**Exercise**
Pictures aside, repeat every entry exactly.

**Data for this exercise**
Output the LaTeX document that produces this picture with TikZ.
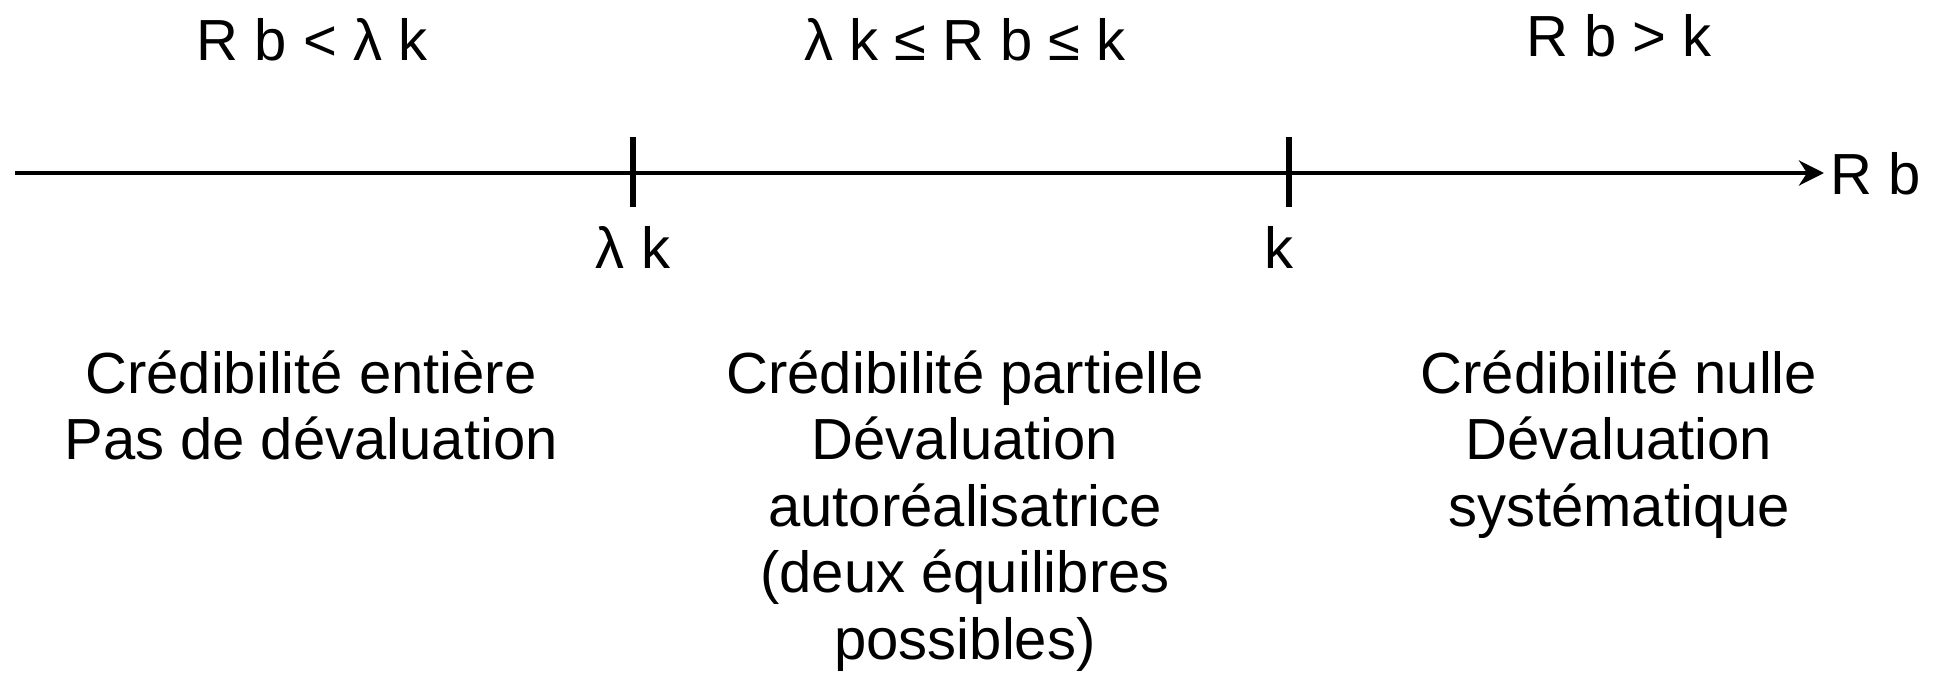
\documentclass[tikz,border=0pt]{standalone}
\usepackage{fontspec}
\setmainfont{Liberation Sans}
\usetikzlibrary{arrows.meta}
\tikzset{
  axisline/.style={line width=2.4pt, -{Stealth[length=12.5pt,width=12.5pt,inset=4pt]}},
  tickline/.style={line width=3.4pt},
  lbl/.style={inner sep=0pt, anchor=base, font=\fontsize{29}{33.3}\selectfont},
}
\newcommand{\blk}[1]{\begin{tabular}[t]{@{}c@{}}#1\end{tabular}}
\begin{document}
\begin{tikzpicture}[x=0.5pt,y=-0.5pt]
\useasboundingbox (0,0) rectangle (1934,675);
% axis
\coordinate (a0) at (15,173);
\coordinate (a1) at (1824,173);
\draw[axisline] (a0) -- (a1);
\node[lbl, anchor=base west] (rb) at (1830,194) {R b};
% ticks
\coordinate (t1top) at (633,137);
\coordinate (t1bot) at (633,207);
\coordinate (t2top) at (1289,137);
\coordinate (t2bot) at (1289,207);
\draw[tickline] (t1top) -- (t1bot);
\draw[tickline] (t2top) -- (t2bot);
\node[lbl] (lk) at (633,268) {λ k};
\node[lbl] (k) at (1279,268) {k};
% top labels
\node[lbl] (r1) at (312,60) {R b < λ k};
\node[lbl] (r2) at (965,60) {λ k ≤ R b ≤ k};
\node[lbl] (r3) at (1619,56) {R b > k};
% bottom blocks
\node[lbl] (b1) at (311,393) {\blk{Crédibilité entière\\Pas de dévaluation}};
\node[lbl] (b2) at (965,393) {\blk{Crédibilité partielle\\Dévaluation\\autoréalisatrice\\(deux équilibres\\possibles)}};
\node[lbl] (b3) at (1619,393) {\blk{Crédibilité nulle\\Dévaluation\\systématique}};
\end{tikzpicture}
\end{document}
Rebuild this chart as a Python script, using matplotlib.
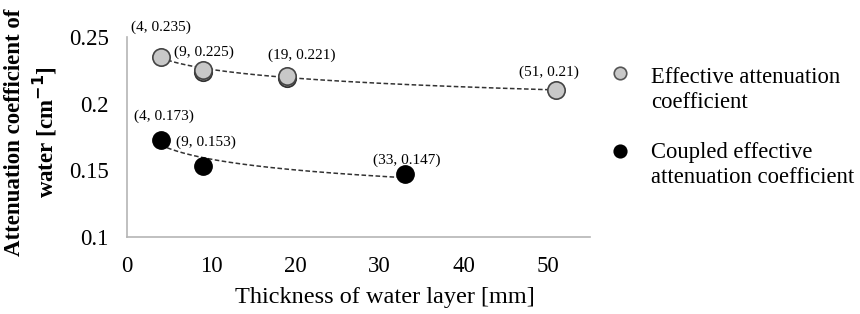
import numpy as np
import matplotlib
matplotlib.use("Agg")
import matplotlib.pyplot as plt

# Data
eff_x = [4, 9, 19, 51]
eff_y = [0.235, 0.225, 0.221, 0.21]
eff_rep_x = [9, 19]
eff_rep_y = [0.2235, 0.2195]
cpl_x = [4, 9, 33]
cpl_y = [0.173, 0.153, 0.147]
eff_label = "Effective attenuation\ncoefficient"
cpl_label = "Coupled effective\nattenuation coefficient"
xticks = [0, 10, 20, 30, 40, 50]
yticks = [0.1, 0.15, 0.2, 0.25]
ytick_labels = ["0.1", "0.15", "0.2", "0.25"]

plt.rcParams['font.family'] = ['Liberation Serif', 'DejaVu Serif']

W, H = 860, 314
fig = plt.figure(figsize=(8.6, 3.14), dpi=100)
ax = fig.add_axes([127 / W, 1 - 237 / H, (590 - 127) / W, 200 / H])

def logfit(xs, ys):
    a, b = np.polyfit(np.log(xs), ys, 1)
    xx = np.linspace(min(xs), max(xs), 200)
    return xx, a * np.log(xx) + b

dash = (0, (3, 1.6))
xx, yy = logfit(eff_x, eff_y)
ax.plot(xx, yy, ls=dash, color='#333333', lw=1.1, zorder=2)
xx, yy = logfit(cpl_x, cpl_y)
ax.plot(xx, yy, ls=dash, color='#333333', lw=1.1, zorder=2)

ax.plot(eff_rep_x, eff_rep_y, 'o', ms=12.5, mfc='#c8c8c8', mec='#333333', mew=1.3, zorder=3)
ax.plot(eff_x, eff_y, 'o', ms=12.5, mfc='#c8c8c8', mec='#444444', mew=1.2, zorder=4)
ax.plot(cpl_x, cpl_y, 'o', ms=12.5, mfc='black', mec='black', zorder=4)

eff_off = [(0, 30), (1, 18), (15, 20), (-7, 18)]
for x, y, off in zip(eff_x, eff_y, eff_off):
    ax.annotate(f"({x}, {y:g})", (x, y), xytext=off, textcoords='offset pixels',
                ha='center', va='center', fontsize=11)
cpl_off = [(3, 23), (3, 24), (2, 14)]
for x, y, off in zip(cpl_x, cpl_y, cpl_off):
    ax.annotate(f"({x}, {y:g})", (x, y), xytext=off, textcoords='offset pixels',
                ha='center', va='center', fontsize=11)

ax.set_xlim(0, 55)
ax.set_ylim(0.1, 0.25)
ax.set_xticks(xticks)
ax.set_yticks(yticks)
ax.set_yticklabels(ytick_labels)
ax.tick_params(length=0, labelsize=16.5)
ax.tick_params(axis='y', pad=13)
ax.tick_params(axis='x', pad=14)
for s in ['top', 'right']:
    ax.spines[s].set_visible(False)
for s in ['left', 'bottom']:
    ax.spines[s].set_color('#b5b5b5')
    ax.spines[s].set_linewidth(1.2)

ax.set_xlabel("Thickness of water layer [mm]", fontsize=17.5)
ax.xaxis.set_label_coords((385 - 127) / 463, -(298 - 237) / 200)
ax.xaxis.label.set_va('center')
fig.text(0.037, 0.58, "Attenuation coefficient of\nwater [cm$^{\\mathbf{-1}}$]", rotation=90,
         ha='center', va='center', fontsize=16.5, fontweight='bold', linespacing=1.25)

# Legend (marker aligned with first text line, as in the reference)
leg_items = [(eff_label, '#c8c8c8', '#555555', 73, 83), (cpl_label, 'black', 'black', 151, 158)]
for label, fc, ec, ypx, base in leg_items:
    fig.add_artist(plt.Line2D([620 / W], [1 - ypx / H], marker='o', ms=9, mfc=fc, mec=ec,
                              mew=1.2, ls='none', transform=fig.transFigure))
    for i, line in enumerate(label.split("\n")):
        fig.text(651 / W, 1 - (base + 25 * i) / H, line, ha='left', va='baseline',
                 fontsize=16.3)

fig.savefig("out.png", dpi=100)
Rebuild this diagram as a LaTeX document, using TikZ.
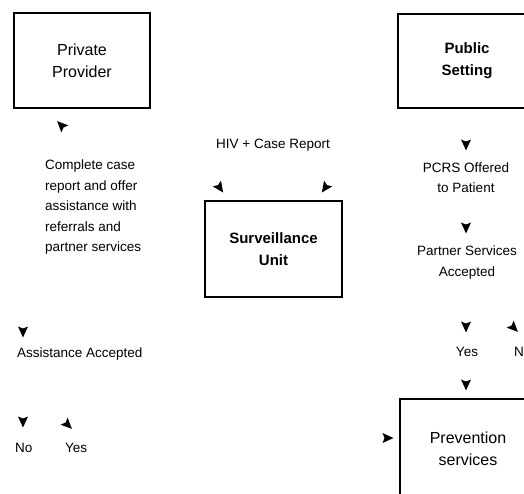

**Expected answer**
Output the LaTeX document that produces this picture with TikZ.
\documentclass[tikz,border=0pt]{standalone}
\usepackage{fontspec}
\setmainfont{Liberation Sans}
\usetikzlibrary{arrows.meta}
\tikzset{
  axisline/.style={line width=2.4pt, -{Stealth[length=12.5pt,width=12.5pt,inset=4pt]}},
  tickline/.style={line width=3.4pt},
  lbl/.style={inner sep=0pt, anchor=base, font=\fontsize{29}{33.3}\selectfont},
}
\newcommand{\blk}[1]{\begin{tabular}[t]{@{}c@{}}#1\end{tabular}}
\begin{document}
\begin{tikzpicture}[x=0.5pt,y=-0.5pt]
\useasboundingbox (0,0) rectangle (1934,675);
% axis
\coordinate (a0) at (15,173);
\coordinate (a1) at (1824,173);
\draw[axisline] (a0) -- (a1);
\node[lbl, anchor=base west] (rb) at (1830,194) {R b};
% ticks
\coordinate (t1top) at (633,137);
\coordinate (t1bot) at (633,207);
\coordinate (t2top) at (1289,137);
\coordinate (t2bot) at (1289,207);
\draw[tickline] (t1top) -- (t1bot);
\draw[tickline] (t2top) -- (t2bot);
\node[lbl] (lk) at (633,268) {λ k};
\node[lbl] (k) at (1279,268) {k};
% top labels
\node[lbl] (r1) at (312,60) {R b < λ k};
\node[lbl] (r2) at (965,60) {λ k ≤ R b ≤ k};
\node[lbl] (r3) at (1619,56) {R b > k};
% bottom blocks
\node[lbl] (b1) at (311,393) {\blk{Crédibilité entière\\Pas de dévaluation}};
\node[lbl] (b2) at (965,393) {\blk{Crédibilité partielle\\Dévaluation\\autoréalisatrice\\(deux équilibres\\possibles)}};
\node[lbl] (b3) at (1619,393) {\blk{Crédibilité nulle\\Dévaluation\\systématique}};
\end{tikzpicture}
\end{document}
Rebuild this chart as a Python script, using matplotlib.
import numpy as np
import matplotlib
matplotlib.use("Agg")
import matplotlib.pyplot as plt

# Data
eff_x = [4, 9, 19, 51]
eff_y = [0.235, 0.225, 0.221, 0.21]
eff_rep_x = [9, 19]
eff_rep_y = [0.2235, 0.2195]
cpl_x = [4, 9, 33]
cpl_y = [0.173, 0.153, 0.147]
eff_label = "Effective attenuation\ncoefficient"
cpl_label = "Coupled effective\nattenuation coefficient"
xticks = [0, 10, 20, 30, 40, 50]
yticks = [0.1, 0.15, 0.2, 0.25]
ytick_labels = ["0.1", "0.15", "0.2", "0.25"]

plt.rcParams['font.family'] = ['Liberation Serif', 'DejaVu Serif']

W, H = 860, 314
fig = plt.figure(figsize=(8.6, 3.14), dpi=100)
ax = fig.add_axes([127 / W, 1 - 237 / H, (590 - 127) / W, 200 / H])

def logfit(xs, ys):
    a, b = np.polyfit(np.log(xs), ys, 1)
    xx = np.linspace(min(xs), max(xs), 200)
    return xx, a * np.log(xx) + b

dash = (0, (3, 1.6))
xx, yy = logfit(eff_x, eff_y)
ax.plot(xx, yy, ls=dash, color='#333333', lw=1.1, zorder=2)
xx, yy = logfit(cpl_x, cpl_y)
ax.plot(xx, yy, ls=dash, color='#333333', lw=1.1, zorder=2)

ax.plot(eff_rep_x, eff_rep_y, 'o', ms=12.5, mfc='#c8c8c8', mec='#333333', mew=1.3, zorder=3)
ax.plot(eff_x, eff_y, 'o', ms=12.5, mfc='#c8c8c8', mec='#444444', mew=1.2, zorder=4)
ax.plot(cpl_x, cpl_y, 'o', ms=12.5, mfc='black', mec='black', zorder=4)

eff_off = [(0, 30), (1, 18), (15, 20), (-7, 18)]
for x, y, off in zip(eff_x, eff_y, eff_off):
    ax.annotate(f"({x}, {y:g})", (x, y), xytext=off, textcoords='offset pixels',
                ha='center', va='center', fontsize=11)
cpl_off = [(3, 23), (3, 24), (2, 14)]
for x, y, off in zip(cpl_x, cpl_y, cpl_off):
    ax.annotate(f"({x}, {y:g})", (x, y), xytext=off, textcoords='offset pixels',
                ha='center', va='center', fontsize=11)

ax.set_xlim(0, 55)
ax.set_ylim(0.1, 0.25)
ax.set_xticks(xticks)
ax.set_yticks(yticks)
ax.set_yticklabels(ytick_labels)
ax.tick_params(length=0, labelsize=16.5)
ax.tick_params(axis='y', pad=13)
ax.tick_params(axis='x', pad=14)
for s in ['top', 'right']:
    ax.spines[s].set_visible(False)
for s in ['left', 'bottom']:
    ax.spines[s].set_color('#b5b5b5')
    ax.spines[s].set_linewidth(1.2)

ax.set_xlabel("Thickness of water layer [mm]", fontsize=17.5)
ax.xaxis.set_label_coords((385 - 127) / 463, -(298 - 237) / 200)
ax.xaxis.label.set_va('center')
fig.text(0.037, 0.58, "Attenuation coefficient of\nwater [cm$^{\\mathbf{-1}}$]", rotation=90,
         ha='center', va='center', fontsize=16.5, fontweight='bold', linespacing=1.25)

# Legend (marker aligned with first text line, as in the reference)
leg_items = [(eff_label, '#c8c8c8', '#555555', 73, 83), (cpl_label, 'black', 'black', 151, 158)]
for label, fc, ec, ypx, base in leg_items:
    fig.add_artist(plt.Line2D([620 / W], [1 - ypx / H], marker='o', ms=9, mfc=fc, mec=ec,
                              mew=1.2, ls='none', transform=fig.transFigure))
    for i, line in enumerate(label.split("\n")):
        fig.text(651 / W, 1 - (base + 25 * i) / H, line, ha='left', va='baseline',
                 fontsize=16.3)

fig.savefig("out.png", dpi=100)
Rebuild this diagram as a LaTeX document, using TikZ.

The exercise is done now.